Iceland is settled in the days of Harald I of Norway by immigrants from Norway. The first settler, Ingólfur Arnarson, arrives in Reykjavík. When the first settlers arrive Iceland is said to be forested "from the coast to the mountains".

===2. Bringing of laws from Norway===

When Iceland had largely been settled a man named Úlfljótr becomes the first man to bring laws there from Norway. Another man, Grímr Goatshoe (or possibly Goatbeard), investigates all of Iceland before Alþingi (Parliament) can be established. Ari's text is somewhat unclear here. Presumably Grímr explored the country to find a good meeting place.

===3. Establishment of Alþingi===

The Alþingi is established on Þingvellir, which becomes public property - it was confiscated from a man who had killed a slave. After 60 years, the settlement of Iceland is complete. Ulfljótr becomes the first Lawspeaker.

===4. Fixing of the calendar===

The wisest men of Iceland notice that the calendar is slowly moving out of sync with the seasons. The problem lies in the fact that the calendar in use had 52 weeks to the year, only 364 days. As people come to the conclusion that something like a day is missing they are still reluctant to use a year which doesn't contain a whole number of weeks. A man named Þorsteinn surtr comes up with an ingenious solution - a whole week should be added once every seven years. The proposal is enacted into law by the assembly around 955.

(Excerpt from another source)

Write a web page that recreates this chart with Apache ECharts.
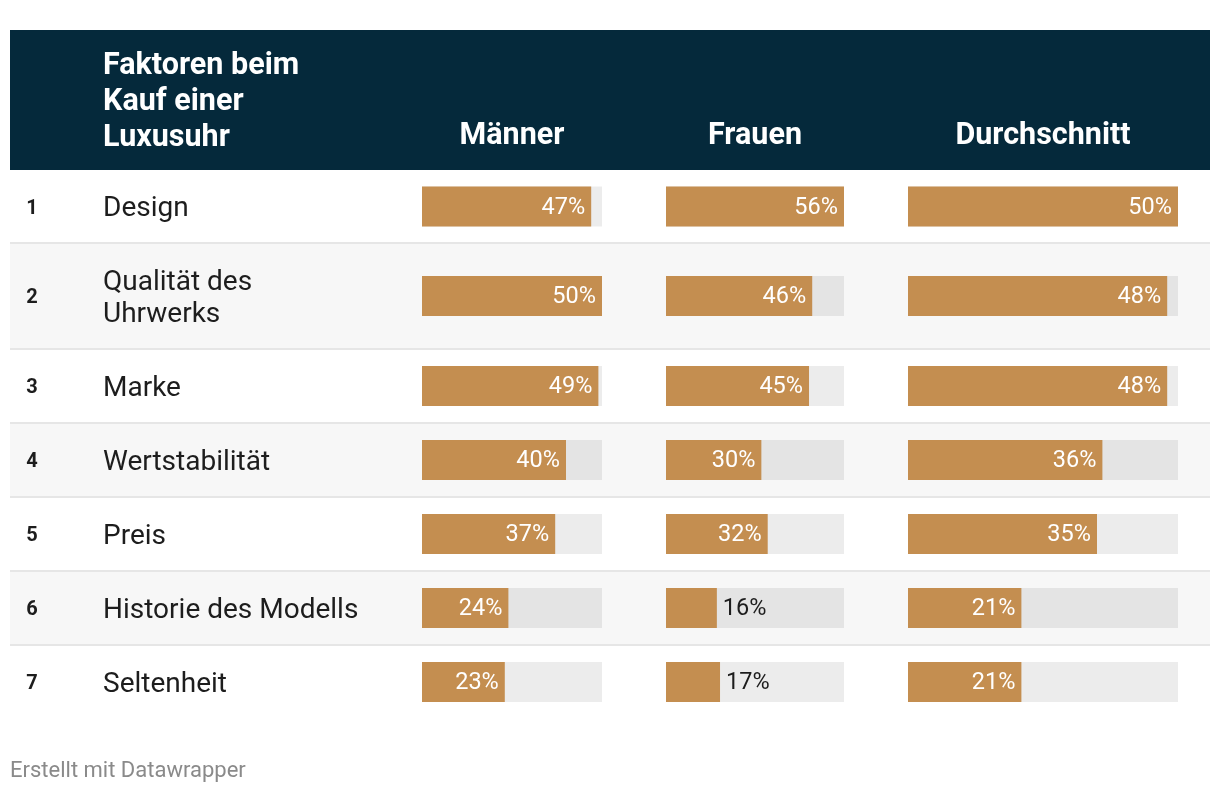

===5. Partition of Iceland into judicial quadrants===

The system of ad hoc local judicial assemblies becomes unwieldy and a need is felt for standardization. A man named Þórðr gellir describes to Alþingi his recent difficulties in prosecuting a certain case in a local assembly. He suggests that the country should be split into judicial quadrants, each of which should contain three assemblies. Each quadrant, then, should contain a special assembly for appeals. The motion passes with the amendment that the northern quadrant should have four assemblies, since the northerners couldn't agree on any three.

===6. Discovery and settlement of Greenland===

Greenland is discovered and settled from Iceland around 985. Erik the Red gave the country its pleasant name to encourage people to move there. The Norse settlers find remnants of previous human habitation and deduce that the people who lived there were related to the skrælingjar of Vínland.

===7. Conversion of Iceland to Christianity===

King Olaf I of Norway sends the missionary priest Þangbrandr to Iceland to convert the inhabitants to Christianity. He has some success in baptizing chieftains but also meets opposition and ends up killing two or three men who had composed libellous poetry about him. He returns to Norway after one or two years with a litany of complaints and tells the king that he has little hope that the country can be converted. The king is furious at hearing the news and threatens to hurt or kill Icelanders in Norway. Two of the Icelandic chieftains previously converted by Þangbrandr meet with the king and pledge their aid in converting the country.

In the summer of 999 or 1000 the issue of religion reaches a crisis point at the Alþingi. The Christian faction and the pagan faction do not want to share the same laws and the Christians choose a new lawspeaker for themselves, Hallr á Síðu. He reaches an agreement with Þorgeirr Ljósvetningagoði, the pagan lawspeaker, that Þorgeirr will find a compromise acceptable to everyone.

Þorgeirr goes to his camp and stays under a skin for the remainder of the day and the following night. The day after he gives a speech at Lögberg. He says that the only way to maintain peace in the country is for everyone to keep to the same laws and the same religion.

| Þat mon verða satt, es vér slítum í sundr lǫgin, at vér monum slíta ok friðinn. | "It will prove true that if we tear apart the laws we will also tear apart the peace." | |

Before reciting the compromise he has come up with Þorgeirr gets his audience to pledge themselves to a solution with one set of laws for all the country. Þorgeirr then decrees that everyone not already baptized must convert to Christianity. Three concessions are made to the pagans.

1. The old laws allowing exposure of newborn children will remain in force.
2. The old laws on the eating of horsemeat will remain in force.
3. People can make pagan sacrifices in private.

Some years later those concessions are abolished.

===Genealogy===
The genealogy at the end of the book was a langfedgatal.